Controlled Traffic Farming

In 2010 Mitch, Sam and I began modifying our equipment to begin controlled traffic farming in 2010. After the tremendous benefits I documented on my overseas travels, I felt there was no time like the present to begin controlled traffic farming in our heavy clay soils. Convincing my farming partners to implement a CTF system to reduce compaction wasn't easy but asking them to take a 4WD drive and put in on singles was! They've since bought in and we haven't looked back!

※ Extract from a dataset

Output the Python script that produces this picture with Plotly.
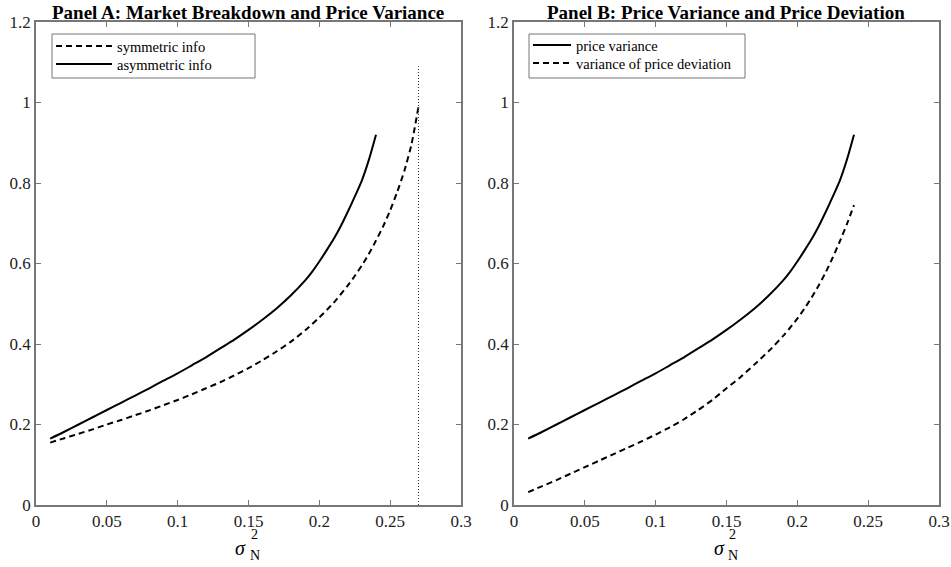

Converting the Steiger PTA to run on 120" centres for CTF
The first task of converting any dualled 4WD tractor to run on single tires is to find the right load rating. We currently have 23.1-34 bias ply tires with a load rating of 7,500 lbs per tire at 18 psi. The 4WD weighs 30,000 lbs wet so we didn't have to buy new tires, thankfully! Ideally, we could run radial tires to help carry the load, reduce tire pressure and smooth out the ride. Our budget doesn't allow for this just yet.

Next, we needed to match the wheel widths on the 4WD, sprayer, air drill, air tank and combine so they would stay inside each others wheel track. By matching the wheel widths on each piece of equipment, we could bring our area of compaction down to just 16.6% of the field. The original plan was to have ten-foot center to center tire widths so we would only have to modify the 4WD and back axle on the air tank. The sprayer, combine and front axle of the air tank were already on ten-foot centers. After some head scratching, we realized we could only get down to a width of 10 ft 3 inches with our 4WD because we couldn't bring the outside rims in more than 7 inches. The concensus was to go with the 10 ft 3 inch centers on the 4WD and the other equipment tires would fall inside anyhow. The 1.5 inches per side was nothing to sweat about. 

Given that a Steiger has outboard planetaries, it made the modification process more difficult compared to something like a John Deere which has inboard planetaries. Inboard planetaries have axle extentions you can bolt on allowing you to run on the inside rim, which is more structurally sound than the outside rim. Running on the outside rim of an outboard planetary system meant that we'd have to cut the spacers and weld the rims together. Not easy, but totally doable! 

We ripped off the tires, rims and spacers and had them sandblasted. Sam welded the stress fractures and cracks in the welds and cut four spacers down to 7 inches to fit in between the rims for added stability. The six bolts on each rim were cut down to 26 inches, rethreaded with a new nut welded on one end. We used these bolts to tighten the rims together so Sam could begin welding the two rims together. Once the welding was completed, each new rim was painted lovely Steiger green.

The next step was to put the four new rims back on the planetaries after replacing the seals and to finish painting the rims while we could spin them on the hub. Thankfully, all the planetaires were sound. Our friends at Kal tire put the tires back on but this time we left the calcium out. We chose not to put calcium back in for two reasons: 1) the tractor is fairly well balasted from factory and 2) we might have to make a quick tire change if things go south on us!

After an armstrong torque on the wheel nuts with a four-foot snipe, the 4WD modification to singles was complete. I think the old girl looks pretty awesome, don't you? I dare say we'll get a few looks and few comments under the breath at how nuts we are but such is life in the name of progress.